— start —

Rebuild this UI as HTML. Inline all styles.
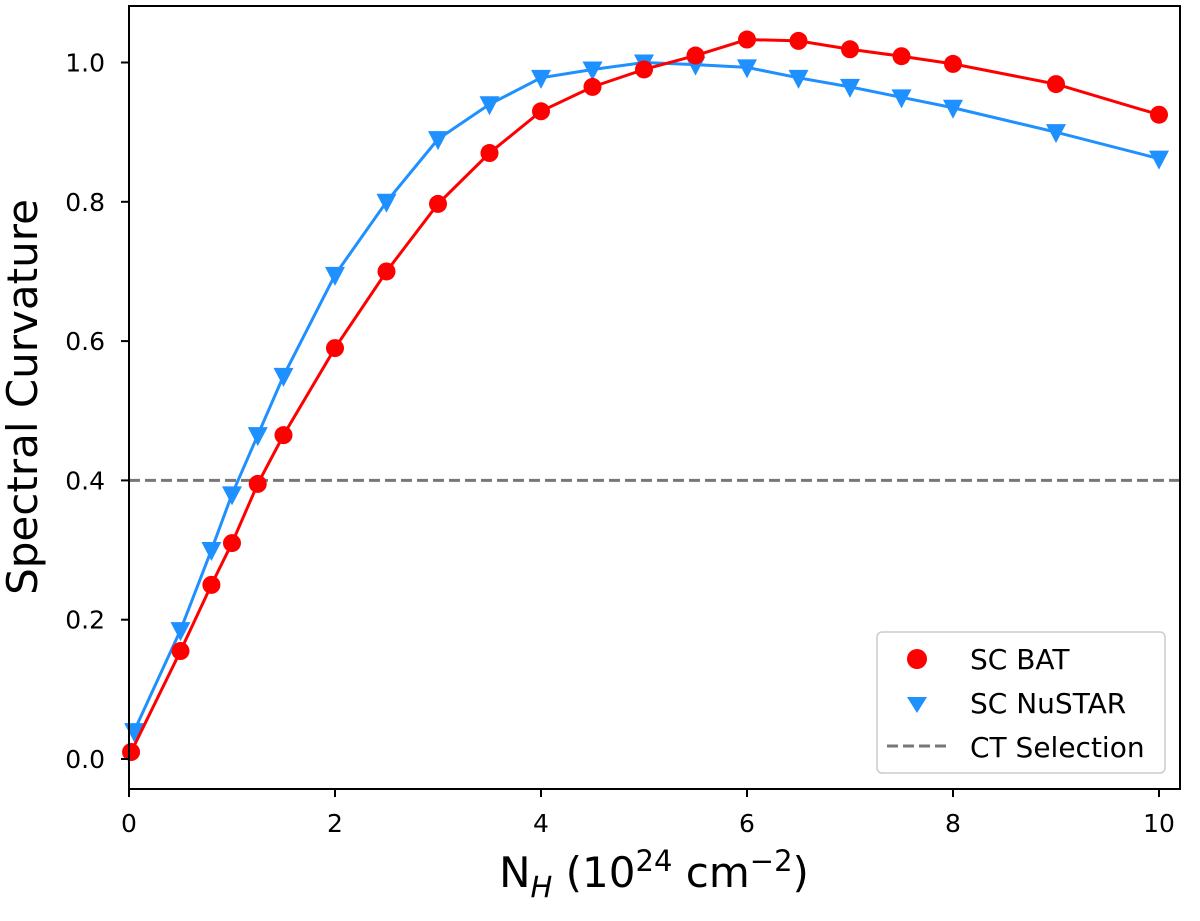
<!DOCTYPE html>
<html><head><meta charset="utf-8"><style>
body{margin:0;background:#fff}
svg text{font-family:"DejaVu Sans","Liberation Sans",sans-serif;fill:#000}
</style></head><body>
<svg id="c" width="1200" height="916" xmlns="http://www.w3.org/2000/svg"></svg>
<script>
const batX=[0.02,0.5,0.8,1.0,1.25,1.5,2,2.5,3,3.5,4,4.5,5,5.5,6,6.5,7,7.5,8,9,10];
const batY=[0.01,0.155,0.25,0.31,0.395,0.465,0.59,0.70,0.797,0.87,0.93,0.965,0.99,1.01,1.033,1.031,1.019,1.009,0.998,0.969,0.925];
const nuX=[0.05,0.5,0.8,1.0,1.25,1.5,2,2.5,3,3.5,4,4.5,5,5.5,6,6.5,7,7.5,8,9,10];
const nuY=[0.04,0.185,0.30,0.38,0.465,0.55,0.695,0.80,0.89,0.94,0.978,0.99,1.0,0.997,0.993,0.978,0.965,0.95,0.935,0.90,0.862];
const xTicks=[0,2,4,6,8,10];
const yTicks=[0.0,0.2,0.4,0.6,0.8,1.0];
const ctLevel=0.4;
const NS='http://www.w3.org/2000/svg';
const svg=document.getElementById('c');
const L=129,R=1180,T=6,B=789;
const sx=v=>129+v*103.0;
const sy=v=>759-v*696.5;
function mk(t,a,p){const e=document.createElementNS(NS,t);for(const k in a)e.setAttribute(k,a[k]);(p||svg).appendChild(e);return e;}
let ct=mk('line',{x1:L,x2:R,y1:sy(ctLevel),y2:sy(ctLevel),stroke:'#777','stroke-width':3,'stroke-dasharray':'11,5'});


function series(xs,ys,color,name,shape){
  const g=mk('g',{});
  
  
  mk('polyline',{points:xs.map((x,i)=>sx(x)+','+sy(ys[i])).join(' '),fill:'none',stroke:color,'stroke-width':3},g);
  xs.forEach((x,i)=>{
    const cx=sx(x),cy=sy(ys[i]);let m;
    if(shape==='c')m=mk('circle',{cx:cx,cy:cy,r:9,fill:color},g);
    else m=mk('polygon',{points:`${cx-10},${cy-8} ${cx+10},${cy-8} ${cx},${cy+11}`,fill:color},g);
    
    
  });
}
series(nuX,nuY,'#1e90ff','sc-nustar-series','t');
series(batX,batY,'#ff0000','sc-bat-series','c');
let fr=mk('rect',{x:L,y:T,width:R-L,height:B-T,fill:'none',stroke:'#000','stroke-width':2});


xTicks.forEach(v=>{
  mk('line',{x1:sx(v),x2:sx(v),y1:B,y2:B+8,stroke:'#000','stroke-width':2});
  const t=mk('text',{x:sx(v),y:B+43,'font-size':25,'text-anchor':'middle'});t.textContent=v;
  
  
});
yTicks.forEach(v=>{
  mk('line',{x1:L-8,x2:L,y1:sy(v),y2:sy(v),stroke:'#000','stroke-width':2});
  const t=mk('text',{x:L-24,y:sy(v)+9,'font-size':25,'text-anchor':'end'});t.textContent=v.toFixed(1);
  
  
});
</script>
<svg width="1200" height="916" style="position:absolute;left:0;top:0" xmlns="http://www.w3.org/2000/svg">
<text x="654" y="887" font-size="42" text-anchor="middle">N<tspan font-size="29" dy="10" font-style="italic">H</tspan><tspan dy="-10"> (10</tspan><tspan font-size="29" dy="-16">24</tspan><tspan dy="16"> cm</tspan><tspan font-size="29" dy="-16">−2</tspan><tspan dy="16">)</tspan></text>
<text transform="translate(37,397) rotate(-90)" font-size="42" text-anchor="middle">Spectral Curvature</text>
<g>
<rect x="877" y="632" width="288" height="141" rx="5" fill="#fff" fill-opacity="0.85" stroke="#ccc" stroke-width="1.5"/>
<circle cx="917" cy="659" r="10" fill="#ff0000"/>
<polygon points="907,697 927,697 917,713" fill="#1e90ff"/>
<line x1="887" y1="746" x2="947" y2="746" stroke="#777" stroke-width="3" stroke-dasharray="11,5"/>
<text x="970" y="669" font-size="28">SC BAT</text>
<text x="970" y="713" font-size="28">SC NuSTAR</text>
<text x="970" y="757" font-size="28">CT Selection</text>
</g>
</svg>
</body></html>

— end —

_GIVEN TASK:_ Do not copy the pictures, but repeat every line exactly.

_EXERCISE OUTPUT:_
Rebuild this UI as HTML. Inline all styles.
<!DOCTYPE html>
<html><head><meta charset="utf-8"><style>
body{margin:0;background:#fff}
svg text{font-family:"DejaVu Sans","Liberation Sans",sans-serif;fill:#000}
</style></head><body>
<svg id="c" width="1200" height="916" xmlns="http://www.w3.org/2000/svg"></svg>
<script>
const batX=[0.02,0.5,0.8,1.0,1.25,1.5,2,2.5,3,3.5,4,4.5,5,5.5,6,6.5,7,7.5,8,9,10];
const batY=[0.01,0.155,0.25,0.31,0.395,0.465,0.59,0.70,0.797,0.87,0.93,0.965,0.99,1.01,1.033,1.031,1.019,1.009,0.998,0.969,0.925];
const nuX=[0.05,0.5,0.8,1.0,1.25,1.5,2,2.5,3,3.5,4,4.5,5,5.5,6,6.5,7,7.5,8,9,10];
const nuY=[0.04,0.185,0.30,0.38,0.465,0.55,0.695,0.80,0.89,0.94,0.978,0.99,1.0,0.997,0.993,0.978,0.965,0.95,0.935,0.90,0.862];
const xTicks=[0,2,4,6,8,10];
const yTicks=[0.0,0.2,0.4,0.6,0.8,1.0];
const ctLevel=0.4;
const NS='http://www.w3.org/2000/svg';
const svg=document.getElementById('c');
const L=129,R=1180,T=6,B=789;
const sx=v=>129+v*103.0;
const sy=v=>759-v*696.5;
function mk(t,a,p){const e=document.createElementNS(NS,t);for(const k in a)e.setAttribute(k,a[k]);(p||svg).appendChild(e);return e;}
let ct=mk('line',{x1:L,x2:R,y1:sy(ctLevel),y2:sy(ctLevel),stroke:'#777','stroke-width':3,'stroke-dasharray':'11,5'});


function series(xs,ys,color,name,shape){
  const g=mk('g',{});
  
  
  mk('polyline',{points:xs.map((x,i)=>sx(x)+','+sy(ys[i])).join(' '),fill:'none',stroke:color,'stroke-width':3},g);
  xs.forEach((x,i)=>{
    const cx=sx(x),cy=sy(ys[i]);let m;
    if(shape==='c')m=mk('circle',{cx:cx,cy:cy,r:9,fill:color},g);
    else m=mk('polygon',{points:`${cx-10},${cy-8} ${cx+10},${cy-8} ${cx},${cy+11}`,fill:color},g);
    
    
  });
}
series(nuX,nuY,'#1e90ff','sc-nustar-series','t');
series(batX,batY,'#ff0000','sc-bat-series','c');
let fr=mk('rect',{x:L,y:T,width:R-L,height:B-T,fill:'none',stroke:'#000','stroke-width':2});


xTicks.forEach(v=>{
  mk('line',{x1:sx(v),x2:sx(v),y1:B,y2:B+8,stroke:'#000','stroke-width':2});
  const t=mk('text',{x:sx(v),y:B+43,'font-size':25,'text-anchor':'middle'});t.textContent=v;
  
  
});
yTicks.forEach(v=>{
  mk('line',{x1:L-8,x2:L,y1:sy(v),y2:sy(v),stroke:'#000','stroke-width':2});
  const t=mk('text',{x:L-24,y:sy(v)+9,'font-size':25,'text-anchor':'end'});t.textContent=v.toFixed(1);
  
  
});
</script>
<svg width="1200" height="916" style="position:absolute;left:0;top:0" xmlns="http://www.w3.org/2000/svg">
<text x="654" y="887" font-size="42" text-anchor="middle">N<tspan font-size="29" dy="10" font-style="italic">H</tspan><tspan dy="-10"> (10</tspan><tspan font-size="29" dy="-16">24</tspan><tspan dy="16"> cm</tspan><tspan font-size="29" dy="-16">−2</tspan><tspan dy="16">)</tspan></text>
<text transform="translate(37,397) rotate(-90)" font-size="42" text-anchor="middle">Spectral Curvature</text>
<g>
<rect x="877" y="632" width="288" height="141" rx="5" fill="#fff" fill-opacity="0.85" stroke="#ccc" stroke-width="1.5"/>
<circle cx="917" cy="659" r="10" fill="#ff0000"/>
<polygon points="907,697 927,697 917,713" fill="#1e90ff"/>
<line x1="887" y1="746" x2="947" y2="746" stroke="#777" stroke-width="3" stroke-dasharray="11,5"/>
<text x="970" y="669" font-size="28">SC BAT</text>
<text x="970" y="713" font-size="28">SC NuSTAR</text>
<text x="970" y="757" font-size="28">CT Selection</text>
</g>
</svg>
</body></html>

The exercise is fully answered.